Barrie Hunt, director of the Asset Languages project at OCR, believes the scheme’s chief virtue is its “huge flexibility”. Unusually for an assessment scheme, it does not specify what type of course should be taught, but leaves it up to the school to determine what will best suit different groups of pupils.

“This is an opportunity for teachers to create new and more relevant courses,” he says. “We are very aware that assessment has had a bad press in recent years - but, used in the right way, it can be a very positive force. It can help pupil motivation and help teachers understand pupils’

progress, giving them an idea where they should be aiming.”

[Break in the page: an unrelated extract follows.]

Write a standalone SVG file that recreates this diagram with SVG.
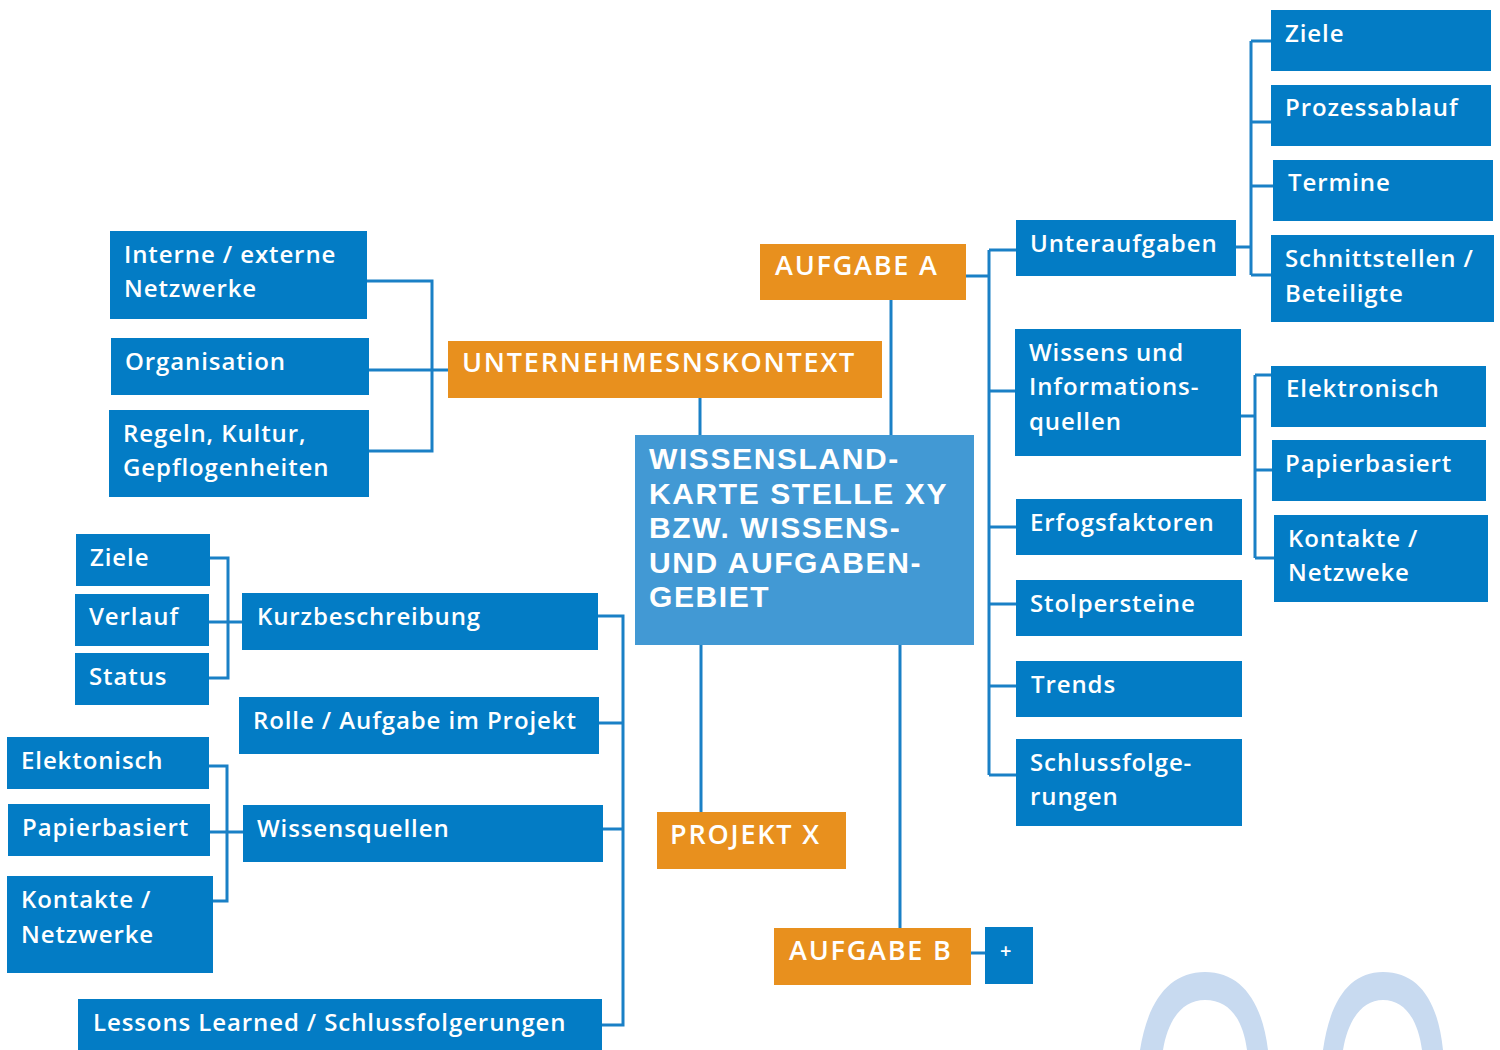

CILT, the national centre for languages, has warmly welcomed Asset, not least for the certification it provides. “People often start a language very enthusiastically but they soon realise it’s going to be a long slog to talk like a native speaker,” says Teresa Tinsley, CILT’s assistant communications director. “Short-term goals help people recognise their progress.”

In secondary schools, language learning is compulsory up to the age of 14, with an “entitlement” from 14 to 16. But Teresa Tinsley says some secondaries “have used the loophole of disapplication” to stop language teaching at key stage 4 for all pupils.

“There has been a polarisation at secondary level,” she says. “Some schools are innovatory, but, in other schools, there is a despondency and languages have declined.”

Asset hopes it may be able to help here, too. Sonya Grant, a teacher at Moat community college in Leicester, took part in the pilot with Year 10 French. “It was a real boost before GCSE and made them (the pupils) realise they were better at languages than they thought they were,” she says. She now plans to use Asset formal assessments with Year 9 pupils, so that even those not opting for GCSE will end up with a nationally recognised certificate.

“I hope it will motivate them to work hard until the end of Year 9 - and then perhaps some of them will decide to carry on.”